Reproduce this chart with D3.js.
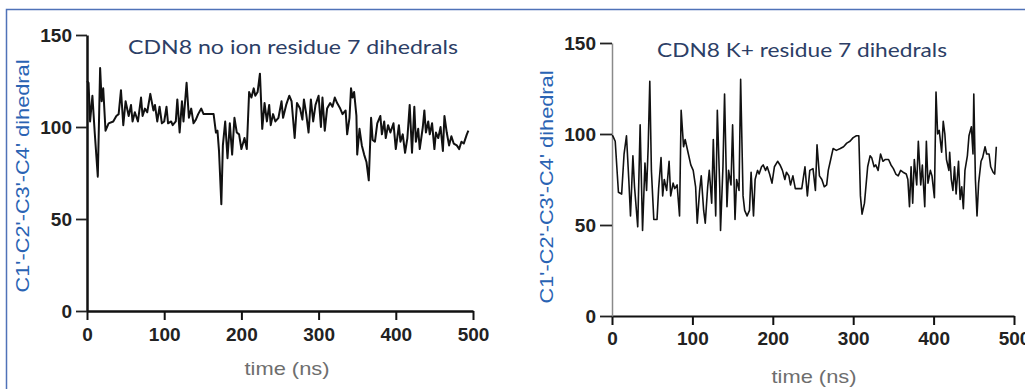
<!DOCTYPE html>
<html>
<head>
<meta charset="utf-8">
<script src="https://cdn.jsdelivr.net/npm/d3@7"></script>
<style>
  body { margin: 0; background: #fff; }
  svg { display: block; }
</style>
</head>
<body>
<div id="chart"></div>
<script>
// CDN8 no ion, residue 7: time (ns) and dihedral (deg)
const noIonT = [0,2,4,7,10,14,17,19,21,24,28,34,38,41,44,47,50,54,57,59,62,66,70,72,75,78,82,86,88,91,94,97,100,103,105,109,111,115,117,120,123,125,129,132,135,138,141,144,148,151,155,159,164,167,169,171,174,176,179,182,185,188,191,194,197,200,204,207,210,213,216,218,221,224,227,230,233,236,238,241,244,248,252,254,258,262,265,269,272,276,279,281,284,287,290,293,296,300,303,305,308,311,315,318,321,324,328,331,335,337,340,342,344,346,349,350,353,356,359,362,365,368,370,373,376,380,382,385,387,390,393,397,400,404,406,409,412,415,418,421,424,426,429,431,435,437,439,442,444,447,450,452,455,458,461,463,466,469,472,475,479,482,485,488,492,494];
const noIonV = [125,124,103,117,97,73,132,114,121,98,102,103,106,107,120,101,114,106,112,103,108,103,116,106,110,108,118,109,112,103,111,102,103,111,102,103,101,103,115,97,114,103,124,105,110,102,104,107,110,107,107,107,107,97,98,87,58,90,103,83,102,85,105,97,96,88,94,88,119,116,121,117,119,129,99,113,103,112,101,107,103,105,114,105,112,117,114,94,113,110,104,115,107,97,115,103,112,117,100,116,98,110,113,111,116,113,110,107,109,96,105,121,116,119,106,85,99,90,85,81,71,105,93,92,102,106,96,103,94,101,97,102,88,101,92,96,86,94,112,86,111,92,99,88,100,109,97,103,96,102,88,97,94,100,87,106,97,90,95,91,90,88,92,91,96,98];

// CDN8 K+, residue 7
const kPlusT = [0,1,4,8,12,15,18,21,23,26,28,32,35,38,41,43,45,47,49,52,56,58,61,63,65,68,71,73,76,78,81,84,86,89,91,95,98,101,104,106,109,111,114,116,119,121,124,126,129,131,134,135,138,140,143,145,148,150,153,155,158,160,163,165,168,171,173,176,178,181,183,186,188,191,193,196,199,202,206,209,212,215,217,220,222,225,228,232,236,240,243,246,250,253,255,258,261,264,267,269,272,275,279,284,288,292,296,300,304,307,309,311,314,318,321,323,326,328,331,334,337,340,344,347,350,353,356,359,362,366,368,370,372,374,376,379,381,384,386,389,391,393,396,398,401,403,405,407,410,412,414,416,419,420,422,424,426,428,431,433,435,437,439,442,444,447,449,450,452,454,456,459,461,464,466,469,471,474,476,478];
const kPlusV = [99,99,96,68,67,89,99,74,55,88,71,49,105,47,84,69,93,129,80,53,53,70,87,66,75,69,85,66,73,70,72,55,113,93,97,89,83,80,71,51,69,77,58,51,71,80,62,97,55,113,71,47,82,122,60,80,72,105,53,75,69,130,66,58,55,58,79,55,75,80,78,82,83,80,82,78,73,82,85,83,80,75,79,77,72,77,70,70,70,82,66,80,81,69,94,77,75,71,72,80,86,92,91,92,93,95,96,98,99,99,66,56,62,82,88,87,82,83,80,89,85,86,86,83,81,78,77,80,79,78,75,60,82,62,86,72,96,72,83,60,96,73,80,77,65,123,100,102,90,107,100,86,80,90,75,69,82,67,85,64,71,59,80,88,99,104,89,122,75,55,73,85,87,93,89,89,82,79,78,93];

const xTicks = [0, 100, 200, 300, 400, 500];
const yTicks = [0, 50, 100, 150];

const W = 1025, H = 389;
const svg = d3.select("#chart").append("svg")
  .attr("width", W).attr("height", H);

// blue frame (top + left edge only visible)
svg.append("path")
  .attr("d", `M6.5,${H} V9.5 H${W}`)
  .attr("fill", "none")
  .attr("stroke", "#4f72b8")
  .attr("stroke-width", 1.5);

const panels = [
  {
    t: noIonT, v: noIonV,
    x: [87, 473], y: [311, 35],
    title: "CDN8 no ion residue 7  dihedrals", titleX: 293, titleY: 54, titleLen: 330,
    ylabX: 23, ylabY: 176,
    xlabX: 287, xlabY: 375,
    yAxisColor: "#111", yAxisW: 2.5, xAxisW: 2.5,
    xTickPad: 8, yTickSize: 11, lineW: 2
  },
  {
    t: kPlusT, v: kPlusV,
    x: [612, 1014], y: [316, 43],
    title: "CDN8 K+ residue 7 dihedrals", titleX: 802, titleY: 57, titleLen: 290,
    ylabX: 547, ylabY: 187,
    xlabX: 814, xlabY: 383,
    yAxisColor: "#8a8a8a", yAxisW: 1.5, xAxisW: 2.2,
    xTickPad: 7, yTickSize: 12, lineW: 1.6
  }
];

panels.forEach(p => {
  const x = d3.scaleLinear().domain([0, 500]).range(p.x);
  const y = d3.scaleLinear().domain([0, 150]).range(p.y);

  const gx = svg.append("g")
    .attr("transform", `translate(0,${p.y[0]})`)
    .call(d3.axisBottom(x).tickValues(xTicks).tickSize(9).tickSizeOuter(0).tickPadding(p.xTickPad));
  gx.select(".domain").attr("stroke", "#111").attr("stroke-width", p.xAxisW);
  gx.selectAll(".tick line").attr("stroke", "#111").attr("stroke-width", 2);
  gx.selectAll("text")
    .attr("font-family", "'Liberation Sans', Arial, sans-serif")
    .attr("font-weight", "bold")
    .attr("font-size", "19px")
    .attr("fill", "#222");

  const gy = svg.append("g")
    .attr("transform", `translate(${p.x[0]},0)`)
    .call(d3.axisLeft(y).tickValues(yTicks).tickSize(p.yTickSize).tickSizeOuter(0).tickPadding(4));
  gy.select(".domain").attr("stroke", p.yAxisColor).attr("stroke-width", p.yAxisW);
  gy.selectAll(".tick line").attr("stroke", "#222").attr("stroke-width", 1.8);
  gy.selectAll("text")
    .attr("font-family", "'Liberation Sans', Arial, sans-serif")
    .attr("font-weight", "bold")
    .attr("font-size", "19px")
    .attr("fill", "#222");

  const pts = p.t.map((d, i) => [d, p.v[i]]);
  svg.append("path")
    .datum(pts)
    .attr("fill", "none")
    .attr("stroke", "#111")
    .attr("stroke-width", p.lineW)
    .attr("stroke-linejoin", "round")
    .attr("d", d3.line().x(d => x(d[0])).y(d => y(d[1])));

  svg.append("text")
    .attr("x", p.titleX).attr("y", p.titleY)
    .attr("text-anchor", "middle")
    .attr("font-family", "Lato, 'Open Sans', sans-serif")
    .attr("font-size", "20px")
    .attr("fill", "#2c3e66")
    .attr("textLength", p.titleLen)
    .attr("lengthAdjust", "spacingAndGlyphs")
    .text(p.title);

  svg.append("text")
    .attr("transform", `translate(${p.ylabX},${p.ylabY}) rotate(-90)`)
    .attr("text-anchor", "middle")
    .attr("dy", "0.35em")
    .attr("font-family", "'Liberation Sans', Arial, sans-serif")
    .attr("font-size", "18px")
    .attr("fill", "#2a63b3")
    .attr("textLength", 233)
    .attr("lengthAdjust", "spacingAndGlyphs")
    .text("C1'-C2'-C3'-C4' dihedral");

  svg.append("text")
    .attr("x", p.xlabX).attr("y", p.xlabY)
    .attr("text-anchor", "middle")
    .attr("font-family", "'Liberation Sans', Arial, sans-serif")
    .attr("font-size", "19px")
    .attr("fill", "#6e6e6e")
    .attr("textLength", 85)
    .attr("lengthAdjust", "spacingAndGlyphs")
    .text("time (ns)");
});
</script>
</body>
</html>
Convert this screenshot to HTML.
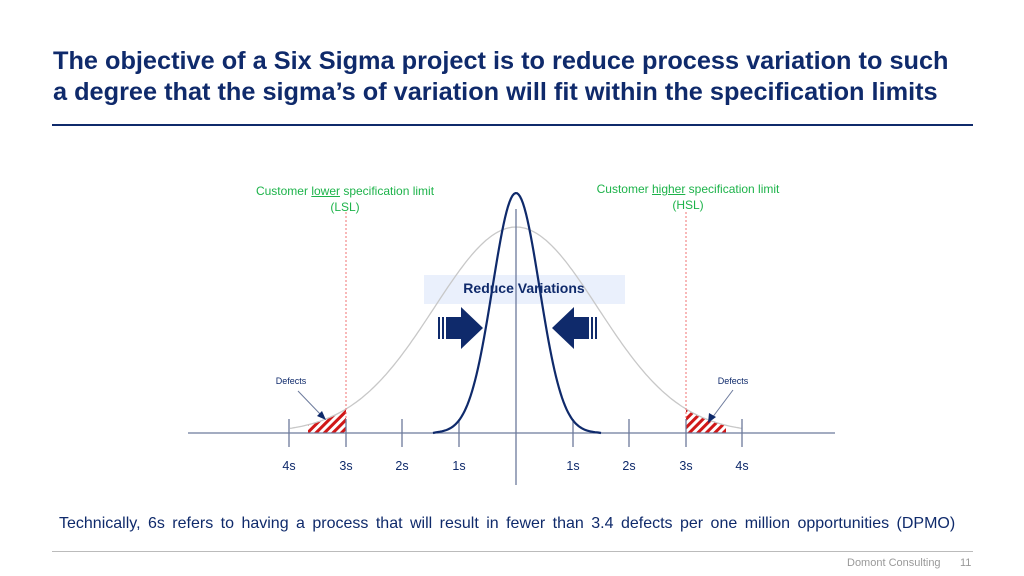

Aim: Among the entries above, how many lines hold the string "chart"? Respond with nothing but the number.

Answer to this exercise: 3